When I first sat down to write this post, it was still the middle of summer. From my dining room table, I could see a fuzzy-tailed squirrel, nature’s acrobat, scamper across the top of the wooden fence around our backyard. The sun was just peaking over the third story of our building to kiss the petals of the tallest sunflowers across the alley. I could hear the steady chirp of crickets. I’m listening to them now; they seem to never stop.
As I sit down to finish this post, it is officially autumn. The days are becoming gradually shorter, with cool mornings and breezy nights. Trees are going from green to orange yellow red. Most of the sunflowers have wilted. Each time a squirrel jumps from one branch to another, a few leaves come wind-sailing down to Earth. The sweet shift of the seasons, something hard to find in Southern Arizona, is poignant here in the Midwest.
Late afternoon in our backyard
Things are not so bad in Missouri. I’d go so far as to say they are quite nice, actually. During our first weeks here, most of my questions—posed out loud to no one in particular, as usual—were of the “what type of plant is that?” nature. I’ve learned and forgotten the names of so many plants: coleus, hosta, cone flower… Things just grow here! Things I’ve never seen before. And there are trees, so many, many trees. The streets are lined with sidewalks, which makes getting around on foot much more enjoyable. It seems that you need only drive another mile to reach the next park, which is just as green and inviting as the last. Good food is ubiquitous and inevitable. People smile. Children play. The sun rises each morning. So why am I so often overcome with sorrow? I am surrounded by all of these good, pleasant things, and yet all I can long for is home.
This will be the second time in my life that I’ve pined for Arizona. The first time, when I was living in France, I was surprised to learn that a critical aspect of who I am is inextricably linked to the place—the actual geography—that I call home. I feel deeply tied to Arizona, its skies, its mountains, its forests, and its deserts. It is part of who I am. So when I feel homesick, I am not just thinking of all the people I love back home; I am longing for Arizona. The place. Having experienced that homesickness once before, I was more prepared for it this time around in St. Louis. But that hasn’t made it any less difficult. All I want, in this very moment, is to stand atop a mountain and be able to see for miles in all directions, to be able to see the sun kiss the horizon, to be able to take a deep breath of crisp Arizona air.
But there aren’t any mountains here. Not a single one.

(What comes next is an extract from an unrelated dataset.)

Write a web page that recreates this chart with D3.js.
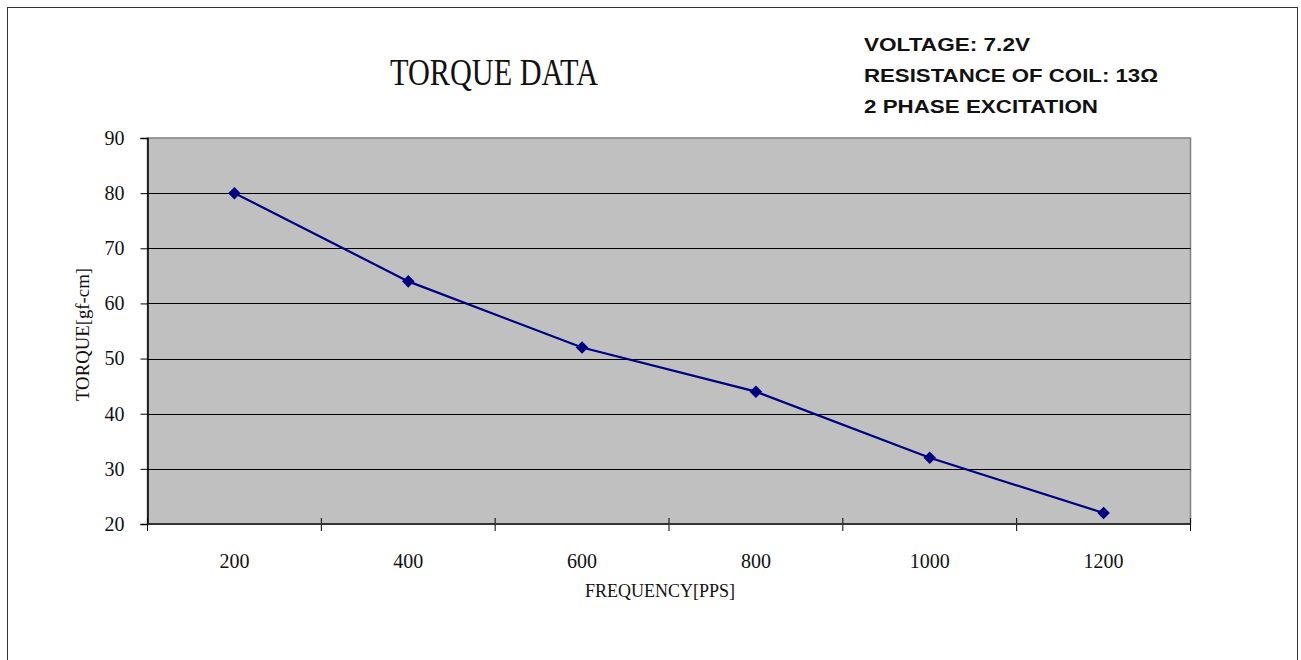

I cannot control what St. Louis lacks. As I did in Paris, I have had to be very intentional about choosing to look for and appreciate what St. Louis offers. And believe me, it offers plenty! There is always something going on, and most events are free. Two weeks ago was the Great Hot Air Balloon Race, and this weekend we went to the first of several Oktoberfest celebrations. Even if there is nothing going on, I can always take a bike ride through beautiful Forest Park or visit any of the numerous free museums. When I start to write all of these things down, it reminds me that St. Louis is truly a wonderful place to live. This city gives me a lot to be grateful for. Even so, it doesn’t feel like home. Not yet.
Fun at Oktoberfest St. Louis; photo courtesy of Nick Youmans
Places are, for me, like people. It takes time to get to know them, to figure them out, and to make space in my heart. For me to feel at home in a place, I have to build a relationship with it. And like any relationship, that takes time. In fact, both of my moves outside of Arizona have felt a little bit like online dating, except once you go out on the first date, you’re stuck in that relationship for the foreseeable future. I did some research on St. Louis, checked it out, asked around. The background check was good enough to convince me to give the place a shot, and St. Louis made a good first impression. But like any new relationship, it has a honeymoon phase and a shit-just-got-real phase. That’s the phase I’m in now, and there’s no going back. But I have high hopes for the Lou. And assuming this desert critter survives the winter, things just might get more serious.